■ **Task**
Return all the data below as it stands, minus the pictures.

## Begin Information supplied

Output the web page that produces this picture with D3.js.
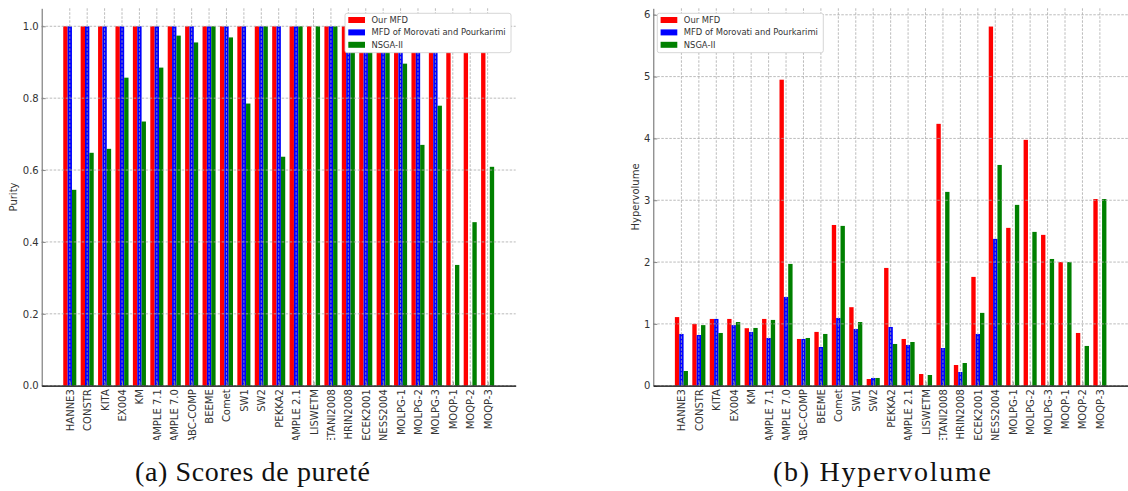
<!DOCTYPE html>
<html><head><meta charset="utf-8">
<script src="https://cdn.jsdelivr.net/npm/d3@7"></script>
<style>
html,body{margin:0;padding:0;background:#fff;}
svg{display:block;}
</style></head>
<body>
<svg id="chart" width="1128" height="491"></svg>
<script>
// ---- data ----
const categories = ["HANNE3","CONSTR","KITA","EX004","KM","EXAMPLE 7.1","EXAMPLE 7.0","ABC-COMP","BEEME","Comet","SW1","SW2","PEKKA2","EXAMPLE 2.1","LISWETM","METANI2008","SHRIN2008","WIECEK2001","HENNESS2004","MOLPG-1","MOLPG-2","MOLPG-3","MOQP-1","MOQP-2","MOQP-3"];
const seriesNames = ["Our MFD","MFD of Morovati and Pourkarimi","NSGA-II"];
const seriesColors = ["#ff0000","#0000ff","#008000"];

const purityOurMFD   = [1,1,1,1,1,1,1,1,1,1,1,1,1,1,1,1,1,1,1,1,1,1,1,1,1];
const purityMorovati = [1,1,1,1,1,1,1,1,1,1,1,1,1,1,0,1,1,1,1,1,1,1,0,0,0];
const purityNSGA     = [0.545,0.648,0.659,0.857,0.735,0.885,0.974,0.955,1.0,0.969,0.785,1.0,0.637,1.0,1.0,1.0,1.0,1.0,1.0,0.896,0.670,0.779,0.336,0.455,0.609];

const hvOurMFD   = [1.11,1.0,1.08,1.08,0.93,1.08,4.95,0.756,0.87,2.6,1.27,0.108,1.905,0.756,0.189,4.236,0.335,1.76,5.81,2.553,3.977,2.44,2.0,0.853,3.02];
const hvMorovati = [0.837,0.82,1.08,0.98,0.87,0.772,1.436,0.756,0.626,1.096,0.918,0.125,0.95,0.659,0,0.61,0.222,0.837,2.375,0,0,0,0,0,0];
const hvNSGA     = [0.238,0.98,0.853,1.03,0.934,1.064,1.97,0.772,0.837,2.585,1.03,0.125,0.675,0.707,0.173,3.135,0.367,1.178,3.571,2.925,2.488,2.05,2.0,0.643,3.02];

const purityTicks = [0,0.2,0.4,0.6,0.8,1.0];
const hvTicks = [0,1,2,3,4,5,6];
</script>
<script>
const svg = d3.select("#chart");
const FONT = "DejaVu Sans, sans-serif";

function drawPanel(opts){
  const {x0,x1,yTop,yBot,yMax,series,ticks,fmt,ylabel,ylabelX,legendX,legendW,caption,captionX,captionW,id} = opts;
  const n = categories.length;
  const x = d3.scaleLinear().domain([-1.6125, n - 1 + 1.6125]).range([x0,x1]);
  const y = d3.scaleLinear().domain([0,yMax]).range([yBot,yTop]);
  const g = svg.append("g");
  const bw = x(0.25)-x(0);

  // bars
  series.forEach((vals,s)=>{
    const off = (s-1)*0.25;
    g.append("g").selectAll("rect").data(vals.map((v,i)=>({v,i})).filter(d=>d.v>0))
      .join("rect")
      .attr("x", d=>x(d.i+off-0.125))
      .attr("width", bw)
      .attr("y", d=>y(d.v))
      .attr("height", d=>y(0)-y(d.v))
      .attr("fill", seriesColors[s]);
  });

  // grid on top
  const grid = g.append("g").attr("stroke","#aaaaaa").attr("stroke-width",0.8)
     .attr("stroke-dasharray","2.5,1.5").attr("fill","none");
  ticks.forEach(t=>{
    grid.append("line").attr("x1",x0).attr("x2",x1).attr("y1",y(t)).attr("y2",y(t));
  });
  d3.range(n).forEach(i=>{
    grid.append("line").attr("x1",x(i)).attr("x2",x(i)).attr("y1",yTop).attr("y2",yBot);
  });

  // y axis
  const ya = g.append("g").attr("transform",`translate(${x0},0)`)
    .call(d3.axisLeft(y).tickValues(ticks).tickFormat(fmt).tickSizeInner(-4).tickSizeOuter(0).tickPadding(3));
  ya.select(".domain").attr("stroke","#666");
  ya.selectAll(".tick line").attr("stroke","#888");
  ya.selectAll("text").attr("font-family",FONT).attr("font-size",10).attr("fill","#333");

  // x axis (labels clipped at y=440 like the reference)
  const clipId = "clip"+id;
  svg.append("clipPath").attr("id",clipId).append("rect")
     .attr("x",x0-30).attr("y",-yBot).attr("width",x1-x0+60).attr("height",440);
  const xa = g.append("g").attr("transform",`translate(0,${yBot})`).attr("clip-path",`url(#${clipId})`)
    .call(d3.axisBottom(x).tickValues(d3.range(n)).tickFormat(i=>categories[i]).tickSizeInner(-4).tickSizeOuter(0));
  xa.select(".domain").attr("stroke","#000").attr("stroke-width",1.3);
  xa.selectAll(".tick line").attr("stroke","#888");
  xa.selectAll("text")
    .attr("font-family",FONT).attr("font-size",10).attr("fill","#333")
    .attr("transform","rotate(-90)")
    .attr("x",-3.5).attr("y",0).attr("dy","0.35em")
    .attr("text-anchor","end");

  // y label
  g.append("text").attr("transform",`translate(${ylabelX},${(yTop+yBot)/2}) rotate(-90)`)
    .attr("text-anchor","middle").attr("dy","0.35em")
    .attr("font-family",FONT).attr("font-size",10).attr("fill","#333").text(ylabel);

  // legend
  const lg = g.append("g").attr("transform",`translate(${legendX},13.3)`);
  lg.append("rect").attr("width",legendW).attr("height",39.4).attr("rx",2)
    .attr("fill","#fff").attr("stroke","#cccccc").attr("stroke-width",0.8);
  seriesNames.forEach((name,s)=>{
    const cy = 6.7 + s*12.4;
    lg.append("rect").attr("x",3.3).attr("y",cy-3).attr("width",16.7).attr("height",6).attr("fill",seriesColors[s]);
    lg.append("text").attr("x",26.5).attr("y",cy).attr("dy","0.35em")
      .attr("font-family",FONT).attr("font-size",8.4).attr("fill","#333").text(name);
  });

  // caption
  svg.append("text").attr("x",captionX).attr("y",481).attr("text-anchor","middle")
    .attr("font-family","Liberation Serif, serif").attr("font-size",28).attr("fill","#111")
    .attr("textLength",captionW).attr("lengthAdjust","spacing").text(caption);
}

drawPanel({id:"a",x0:41.7,x1:515.7,yTop:8.3,yBot:385.7,yMax:1.05,
  series:[purityOurMFD,purityMorovati,purityNSGA],ticks:purityTicks,fmt:d3.format(".1f"),
  ylabel:"Purity",ylabelX:13.8,legendX:345,legendW:166,
  caption:"(a) Scores de pureté",captionX:252.5,captionW:235});
drawPanel({id:"b",x0:653.3,x1:1128,yTop:8.3,yBot:385.7,yMax:6.105,
  series:[hvOurMFD,hvMorovati,hvNSGA],ticks:hvTicks,fmt:d3.format("d"),
  ylabel:"Hypervolume",ylabelX:635,legendX:657.3,legendW:166,
  caption:"(b) Hypervolume",captionX:882,captionW:218});
</script>
</body></html>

## End Information supplied

■ **The completed task**
Output the web page that produces this picture with D3.js.
<!DOCTYPE html>
<html><head><meta charset="utf-8">
<script src="https://cdn.jsdelivr.net/npm/d3@7"></script>
<style>
html,body{margin:0;padding:0;background:#fff;}
svg{display:block;}
</style></head>
<body>
<svg id="chart" width="1128" height="491"></svg>
<script>
// ---- data ----
const categories = ["HANNE3","CONSTR","KITA","EX004","KM","EXAMPLE 7.1","EXAMPLE 7.0","ABC-COMP","BEEME","Comet","SW1","SW2","PEKKA2","EXAMPLE 2.1","LISWETM","METANI2008","SHRIN2008","WIECEK2001","HENNESS2004","MOLPG-1","MOLPG-2","MOLPG-3","MOQP-1","MOQP-2","MOQP-3"];
const seriesNames = ["Our MFD","MFD of Morovati and Pourkarimi","NSGA-II"];
const seriesColors = ["#ff0000","#0000ff","#008000"];

const purityOurMFD   = [1,1,1,1,1,1,1,1,1,1,1,1,1,1,1,1,1,1,1,1,1,1,1,1,1];
const purityMorovati = [1,1,1,1,1,1,1,1,1,1,1,1,1,1,0,1,1,1,1,1,1,1,0,0,0];
const purityNSGA     = [0.545,0.648,0.659,0.857,0.735,0.885,0.974,0.955,1.0,0.969,0.785,1.0,0.637,1.0,1.0,1.0,1.0,1.0,1.0,0.896,0.670,0.779,0.336,0.455,0.609];

const hvOurMFD   = [1.11,1.0,1.08,1.08,0.93,1.08,4.95,0.756,0.87,2.6,1.27,0.108,1.905,0.756,0.189,4.236,0.335,1.76,5.81,2.553,3.977,2.44,2.0,0.853,3.02];
const hvMorovati = [0.837,0.82,1.08,0.98,0.87,0.772,1.436,0.756,0.626,1.096,0.918,0.125,0.95,0.659,0,0.61,0.222,0.837,2.375,0,0,0,0,0,0];
const hvNSGA     = [0.238,0.98,0.853,1.03,0.934,1.064,1.97,0.772,0.837,2.585,1.03,0.125,0.675,0.707,0.173,3.135,0.367,1.178,3.571,2.925,2.488,2.05,2.0,0.643,3.02];

const purityTicks = [0,0.2,0.4,0.6,0.8,1.0];
const hvTicks = [0,1,2,3,4,5,6];
</script>
<script>
const svg = d3.select("#chart");
const FONT = "DejaVu Sans, sans-serif";

function drawPanel(opts){
  const {x0,x1,yTop,yBot,yMax,series,ticks,fmt,ylabel,ylabelX,legendX,legendW,caption,captionX,captionW,id} = opts;
  const n = categories.length;
  const x = d3.scaleLinear().domain([-1.6125, n - 1 + 1.6125]).range([x0,x1]);
  const y = d3.scaleLinear().domain([0,yMax]).range([yBot,yTop]);
  const g = svg.append("g");
  const bw = x(0.25)-x(0);

  // bars
  series.forEach((vals,s)=>{
    const off = (s-1)*0.25;
    g.append("g").selectAll("rect").data(vals.map((v,i)=>({v,i})).filter(d=>d.v>0))
      .join("rect")
      .attr("x", d=>x(d.i+off-0.125))
      .attr("width", bw)
      .attr("y", d=>y(d.v))
      .attr("height", d=>y(0)-y(d.v))
      .attr("fill", seriesColors[s]);
  });

  // grid on top
  const grid = g.append("g").attr("stroke","#aaaaaa").attr("stroke-width",0.8)
     .attr("stroke-dasharray","2.5,1.5").attr("fill","none");
  ticks.forEach(t=>{
    grid.append("line").attr("x1",x0).attr("x2",x1).attr("y1",y(t)).attr("y2",y(t));
  });
  d3.range(n).forEach(i=>{
    grid.append("line").attr("x1",x(i)).attr("x2",x(i)).attr("y1",yTop).attr("y2",yBot);
  });

  // y axis
  const ya = g.append("g").attr("transform",`translate(${x0},0)`)
    .call(d3.axisLeft(y).tickValues(ticks).tickFormat(fmt).tickSizeInner(-4).tickSizeOuter(0).tickPadding(3));
  ya.select(".domain").attr("stroke","#666");
  ya.selectAll(".tick line").attr("stroke","#888");
  ya.selectAll("text").attr("font-family",FONT).attr("font-size",10).attr("fill","#333");

  // x axis (labels clipped at y=440 like the reference)
  const clipId = "clip"+id;
  svg.append("clipPath").attr("id",clipId).append("rect")
     .attr("x",x0-30).attr("y",-yBot).attr("width",x1-x0+60).attr("height",440);
  const xa = g.append("g").attr("transform",`translate(0,${yBot})`).attr("clip-path",`url(#${clipId})`)
    .call(d3.axisBottom(x).tickValues(d3.range(n)).tickFormat(i=>categories[i]).tickSizeInner(-4).tickSizeOuter(0));
  xa.select(".domain").attr("stroke","#000").attr("stroke-width",1.3);
  xa.selectAll(".tick line").attr("stroke","#888");
  xa.selectAll("text")
    .attr("font-family",FONT).attr("font-size",10).attr("fill","#333")
    .attr("transform","rotate(-90)")
    .attr("x",-3.5).attr("y",0).attr("dy","0.35em")
    .attr("text-anchor","end");

  // y label
  g.append("text").attr("transform",`translate(${ylabelX},${(yTop+yBot)/2}) rotate(-90)`)
    .attr("text-anchor","middle").attr("dy","0.35em")
    .attr("font-family",FONT).attr("font-size",10).attr("fill","#333").text(ylabel);

  // legend
  const lg = g.append("g").attr("transform",`translate(${legendX},13.3)`);
  lg.append("rect").attr("width",legendW).attr("height",39.4).attr("rx",2)
    .attr("fill","#fff").attr("stroke","#cccccc").attr("stroke-width",0.8);
  seriesNames.forEach((name,s)=>{
    const cy = 6.7 + s*12.4;
    lg.append("rect").attr("x",3.3).attr("y",cy-3).attr("width",16.7).attr("height",6).attr("fill",seriesColors[s]);
    lg.append("text").attr("x",26.5).attr("y",cy).attr("dy","0.35em")
      .attr("font-family",FONT).attr("font-size",8.4).attr("fill","#333").text(name);
  });

  // caption
  svg.append("text").attr("x",captionX).attr("y",481).attr("text-anchor","middle")
    .attr("font-family","Liberation Serif, serif").attr("font-size",28).attr("fill","#111")
    .attr("textLength",captionW).attr("lengthAdjust","spacing").text(caption);
}

drawPanel({id:"a",x0:41.7,x1:515.7,yTop:8.3,yBot:385.7,yMax:1.05,
  series:[purityOurMFD,purityMorovati,purityNSGA],ticks:purityTicks,fmt:d3.format(".1f"),
  ylabel:"Purity",ylabelX:13.8,legendX:345,legendW:166,
  caption:"(a) Scores de pureté",captionX:252.5,captionW:235});
drawPanel({id:"b",x0:653.3,x1:1128,yTop:8.3,yBot:385.7,yMax:6.105,
  series:[hvOurMFD,hvMorovati,hvNSGA],ticks:hvTicks,fmt:d3.format("d"),
  ylabel:"Hypervolume",ylabelX:635,legendX:657.3,legendW:166,
  caption:"(b) Hypervolume",captionX:882,captionW:218});
</script>
</body></html>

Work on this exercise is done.